The objective of this research is to study the electrical properties of nanoscale material systems, including resistance-change materials, carbon nanofibers, nanotubes, and polymer nanocapsules. The properties of the systems are measured directly by contacting the systems with the nanometer-sized tips of a Zyvex Instruments nanomanipulator, which is connected to external test equipment. Measurements and SEM imaging can thus be done simultaneously.
Intellectual Merit
Issues to be addressed include the scalability of resistance-change materials for advanced nonvolatile memory; the relationship between microstructure, electrical resistance and reliability in interconnects based on carbon nanofiber/s and nanotubes; and the size dependence of the chemical environment for solubilized molecules inside polymer nanocapsules. These topics are of high importance for the continued advancement of digital electronics and the potential development of chemical sensors.
Broader Impact
The broader impact of this research will be enhanced undergraduate education at Santa Clara University, and improved nanotechnology research capability in the Bay Area.
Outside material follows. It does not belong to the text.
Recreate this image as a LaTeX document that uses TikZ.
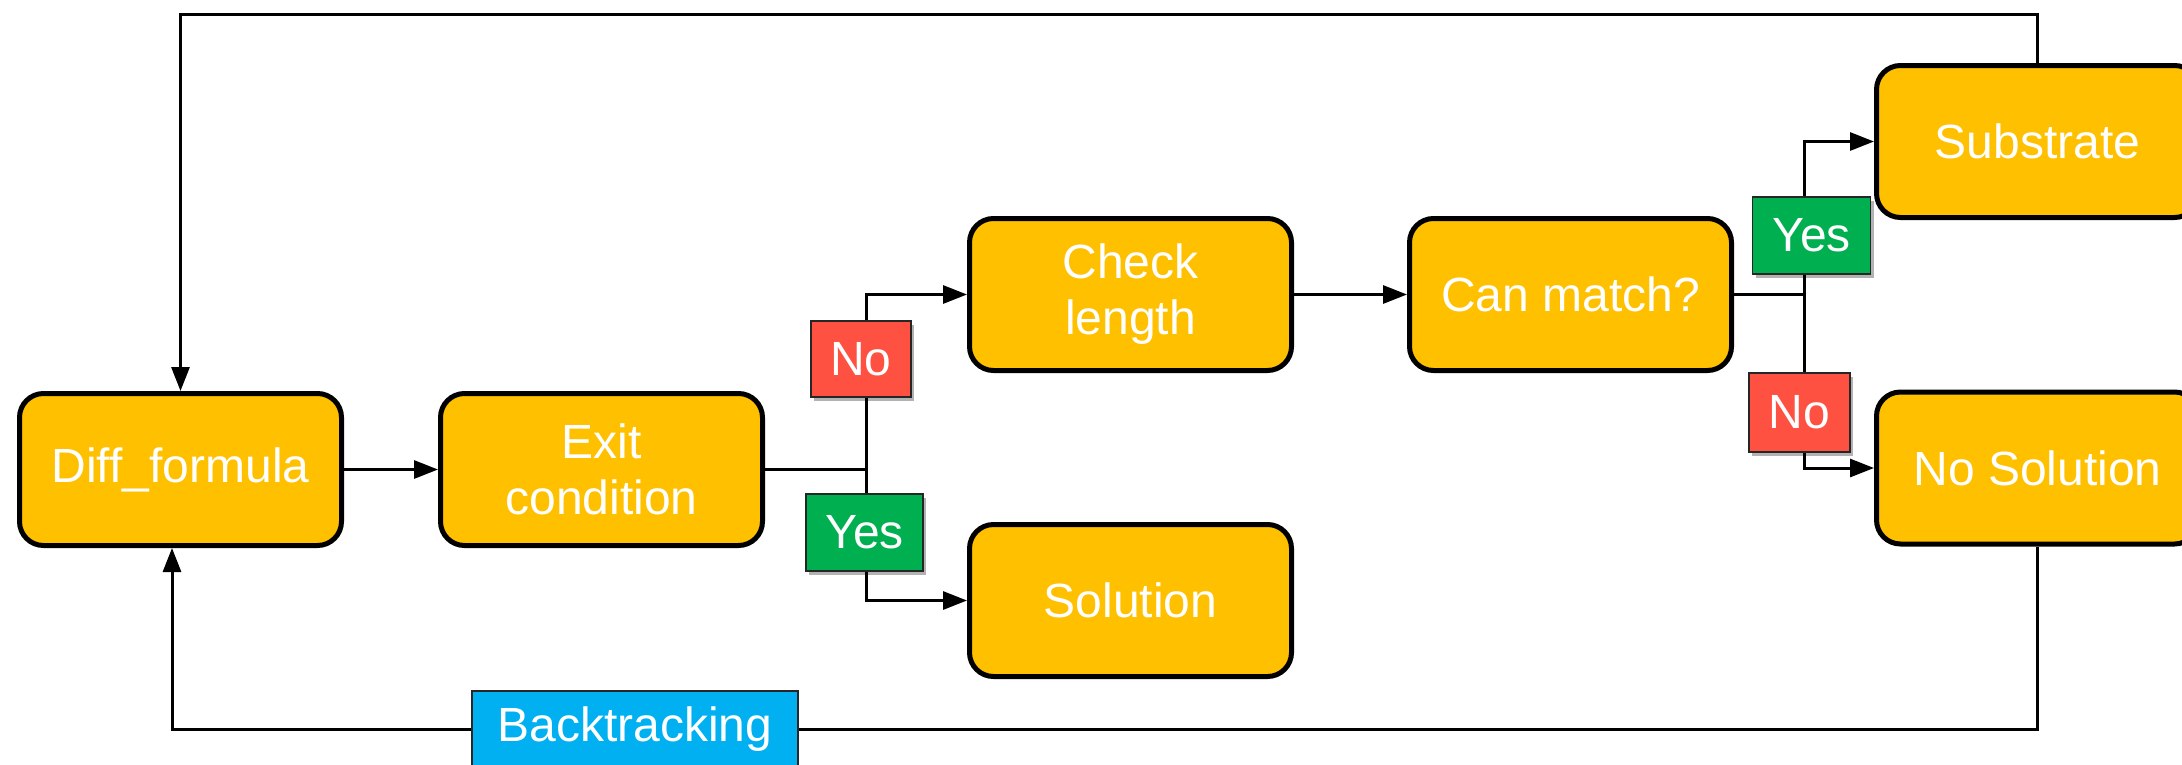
\documentclass[tikz,border=0pt]{standalone}
\usepackage{fontspec}
\setmainfont{Liberation Sans}
\usetikzlibrary{arrows.meta,shadows,calc}
\definecolor{boxgold}{HTML}{FFC000}
\definecolor{yesgreen}{HTML}{00B050}
\definecolor{nored}{HTML}{FF5142}
\definecolor{backblue}{HTML}{00B0F0}
\tikzset{
  stepbox/.style={draw=black, line width=5pt, fill=boxgold, rounded corners=24pt,
    minimum width=322pt, minimum height=152pt, text=white, align=center,
    font=\fontsize{48}{56}\selectfont, inner sep=0pt},
  tag/.style={draw=black!85, line width=1.5pt, text=white, inner sep=0pt,
    font=\fontsize{48}{56}\selectfont,
    drop shadow={shadow xshift=3pt, shadow yshift=-4pt, opacity=0.3, fill=black}},
  yestag/.style={tag, fill=yesgreen},
  notag/.style={tag, fill=nored},
  wire/.style={line width=3pt, draw=black},
  flow/.style={wire, -{Triangle[length=24pt, width=18pt]}},
}
\begin{document}
\begin{tikzpicture}[x=1pt, y=-1pt]
  \useasboundingbox (0,0) rectangle (2182,764);
  \clip (0,0) rectangle (2182,764);

  % process boxes
  \node[stepbox] (diff)  at (180.5,469.5)  {Diff\_formula};
  \node[stepbox] (exit)  at (601.5,469.5)  {Exit\\condition};
  \node[stepbox] (check) at (1130.5,294.5) {Check\\length};
  \node[stepbox] (sol)   at (1130.5,600.5) {Solution};
  \node[stepbox] (can)   at (1570.5,294.5) {Can match?};
  \node[stepbox] (sub)   at (2037.5,141.5) {Substrate};
  \node[stepbox] (nosol) at (2037.5,468)   {No Solution};

  % routing points
  \coordinate (top) at (0,14);
  \coordinate (bot) at (0,729);
  \coordinate (fk1) at (866,469.5);
  \coordinate (fk2) at (1804,294.5);

  % main flow
  \draw[flow] (diff) -- (exit);
  \draw[wire] (exit.east) -- (fk1);
  \draw[flow] (fk1) |- (check.west);
  \draw[flow] (fk1) |- (sol.west);
  \draw[flow] (check) -- (can);
  \draw[wire] (can.east) -- (fk2);
  \draw[flow] (fk2) |- (sub.west);
  \draw[flow] (fk2) |- (nosol.west);

  % loop back from Substrate
  \draw[flow] (sub.north) -- (sub.north |- top) -| (diff.north);
  % backtracking from No Solution
  \draw[flow] (nosol.south) -- (nosol.south |- bot) -| ([xshift=-8.5pt]diff.south);

  % branch labels
  \node[notag,  minimum width=100pt, minimum height=76pt] (no1)  at (861,359)      {No};
  \node[yestag, minimum width=117pt, minimum height=77pt] (yes1) at (864.5,532.5)  {Yes};
  \node[yestag, minimum width=118pt, minimum height=77pt] (yes2) at (1811.5,235.5) {Yes};
  \node[notag,  minimum width=101pt, minimum height=79pt] (no2)  at (1799.5,412.5) {No};
  \node[draw=black!85, line width=1.5pt, fill=backblue, text=white,
        font=\fontsize{48}{56}\selectfont, inner sep=0pt,
        minimum width=326pt, minimum height=76pt] (back) at (635,729) {Backtracking};
\end{tikzpicture}
\end{document}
Use of the nanomanipulator in undergraduate research projects at Santa Clara University will provide science and engineering students with advanced training at an early stage in their careers. The unique capabilities of the nanomanipulator will also serve as a focal point for collaborations between Santa Clara Universit and research institutions in the Bay Area, providing two complementary benefits; Santa Clara University undergraduates will gain exposure to nanoscale research that cannot be supported solely by Santa Clara University, and collaborating institutions will gain access to the state-of-the-art capabilities of the nanomanipulator system.